## Exercise
Will you write out the data exactly, excluding every picture?

## Information shown
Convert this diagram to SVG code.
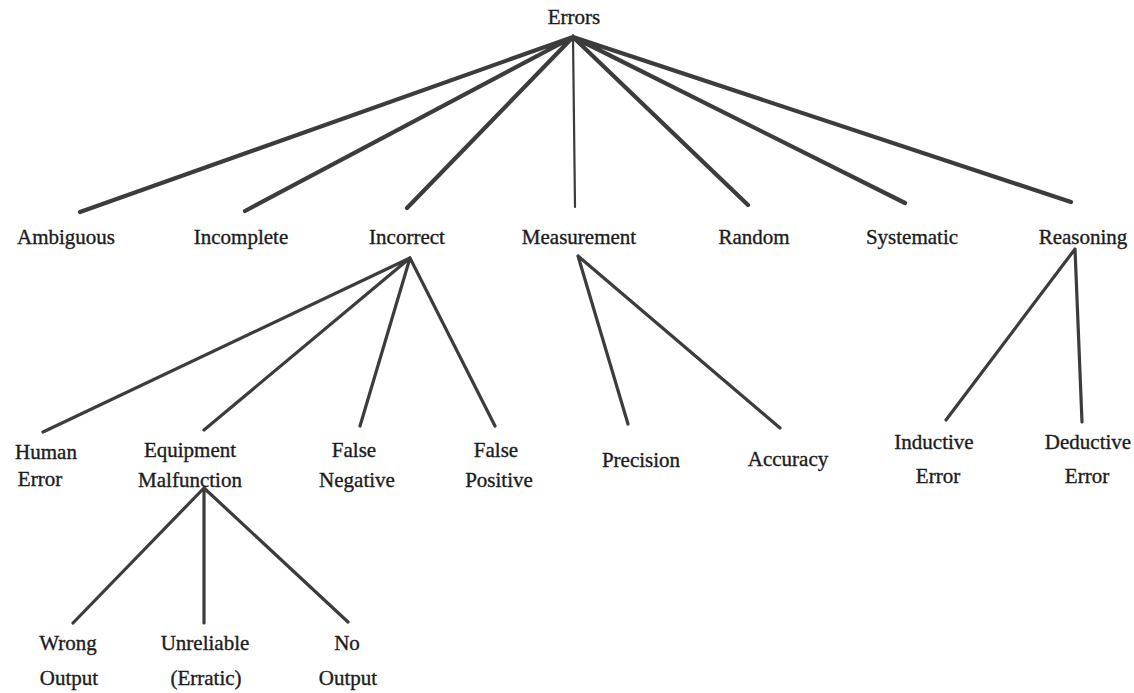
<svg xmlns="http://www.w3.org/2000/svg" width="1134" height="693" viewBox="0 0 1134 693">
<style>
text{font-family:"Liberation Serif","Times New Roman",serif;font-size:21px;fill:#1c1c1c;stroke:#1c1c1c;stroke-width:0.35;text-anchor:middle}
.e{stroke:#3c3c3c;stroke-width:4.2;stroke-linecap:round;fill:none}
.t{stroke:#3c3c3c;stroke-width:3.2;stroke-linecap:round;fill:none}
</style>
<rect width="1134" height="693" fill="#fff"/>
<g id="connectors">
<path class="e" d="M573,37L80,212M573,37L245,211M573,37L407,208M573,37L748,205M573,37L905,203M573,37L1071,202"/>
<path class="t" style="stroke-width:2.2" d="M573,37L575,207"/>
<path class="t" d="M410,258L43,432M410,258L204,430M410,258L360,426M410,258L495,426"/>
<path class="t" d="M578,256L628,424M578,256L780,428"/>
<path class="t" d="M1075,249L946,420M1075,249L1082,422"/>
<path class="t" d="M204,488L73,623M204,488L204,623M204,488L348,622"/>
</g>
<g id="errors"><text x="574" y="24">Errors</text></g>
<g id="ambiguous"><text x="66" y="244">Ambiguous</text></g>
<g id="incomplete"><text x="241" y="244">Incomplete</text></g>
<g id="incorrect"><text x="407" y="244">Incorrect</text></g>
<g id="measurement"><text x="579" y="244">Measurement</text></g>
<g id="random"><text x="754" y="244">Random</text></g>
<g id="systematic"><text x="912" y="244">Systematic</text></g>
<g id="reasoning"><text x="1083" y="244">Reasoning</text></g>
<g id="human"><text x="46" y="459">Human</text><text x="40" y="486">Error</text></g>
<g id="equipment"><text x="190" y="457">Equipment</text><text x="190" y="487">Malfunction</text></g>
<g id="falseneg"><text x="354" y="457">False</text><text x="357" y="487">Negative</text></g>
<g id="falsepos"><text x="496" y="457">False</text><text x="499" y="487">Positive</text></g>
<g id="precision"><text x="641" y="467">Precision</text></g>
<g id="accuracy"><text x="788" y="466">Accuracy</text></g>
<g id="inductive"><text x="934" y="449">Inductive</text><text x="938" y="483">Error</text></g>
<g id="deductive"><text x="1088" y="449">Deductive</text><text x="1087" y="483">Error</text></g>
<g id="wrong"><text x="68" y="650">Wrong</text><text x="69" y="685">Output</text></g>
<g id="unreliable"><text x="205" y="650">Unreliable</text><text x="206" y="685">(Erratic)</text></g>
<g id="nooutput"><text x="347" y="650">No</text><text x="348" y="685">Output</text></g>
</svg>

## Exercise response
Convert this diagram to SVG code.
<svg xmlns="http://www.w3.org/2000/svg" width="1134" height="693" viewBox="0 0 1134 693">
<style>
text{font-family:"Liberation Serif","Times New Roman",serif;font-size:21px;fill:#1c1c1c;stroke:#1c1c1c;stroke-width:0.35;text-anchor:middle}
.e{stroke:#3c3c3c;stroke-width:4.2;stroke-linecap:round;fill:none}
.t{stroke:#3c3c3c;stroke-width:3.2;stroke-linecap:round;fill:none}
</style>
<rect width="1134" height="693" fill="#fff"/>
<g id="connectors">
<path class="e" d="M573,37L80,212M573,37L245,211M573,37L407,208M573,37L748,205M573,37L905,203M573,37L1071,202"/>
<path class="t" style="stroke-width:2.2" d="M573,37L575,207"/>
<path class="t" d="M410,258L43,432M410,258L204,430M410,258L360,426M410,258L495,426"/>
<path class="t" d="M578,256L628,424M578,256L780,428"/>
<path class="t" d="M1075,249L946,420M1075,249L1082,422"/>
<path class="t" d="M204,488L73,623M204,488L204,623M204,488L348,622"/>
</g>
<g id="errors"><text x="574" y="24">Errors</text></g>
<g id="ambiguous"><text x="66" y="244">Ambiguous</text></g>
<g id="incomplete"><text x="241" y="244">Incomplete</text></g>
<g id="incorrect"><text x="407" y="244">Incorrect</text></g>
<g id="measurement"><text x="579" y="244">Measurement</text></g>
<g id="random"><text x="754" y="244">Random</text></g>
<g id="systematic"><text x="912" y="244">Systematic</text></g>
<g id="reasoning"><text x="1083" y="244">Reasoning</text></g>
<g id="human"><text x="46" y="459">Human</text><text x="40" y="486">Error</text></g>
<g id="equipment"><text x="190" y="457">Equipment</text><text x="190" y="487">Malfunction</text></g>
<g id="falseneg"><text x="354" y="457">False</text><text x="357" y="487">Negative</text></g>
<g id="falsepos"><text x="496" y="457">False</text><text x="499" y="487">Positive</text></g>
<g id="precision"><text x="641" y="467">Precision</text></g>
<g id="accuracy"><text x="788" y="466">Accuracy</text></g>
<g id="inductive"><text x="934" y="449">Inductive</text><text x="938" y="483">Error</text></g>
<g id="deductive"><text x="1088" y="449">Deductive</text><text x="1087" y="483">Error</text></g>
<g id="wrong"><text x="68" y="650">Wrong</text><text x="69" y="685">Output</text></g>
<g id="unreliable"><text x="205" y="650">Unreliable</text><text x="206" y="685">(Erratic)</text></g>
<g id="nooutput"><text x="347" y="650">No</text><text x="348" y="685">Output</text></g>
</svg>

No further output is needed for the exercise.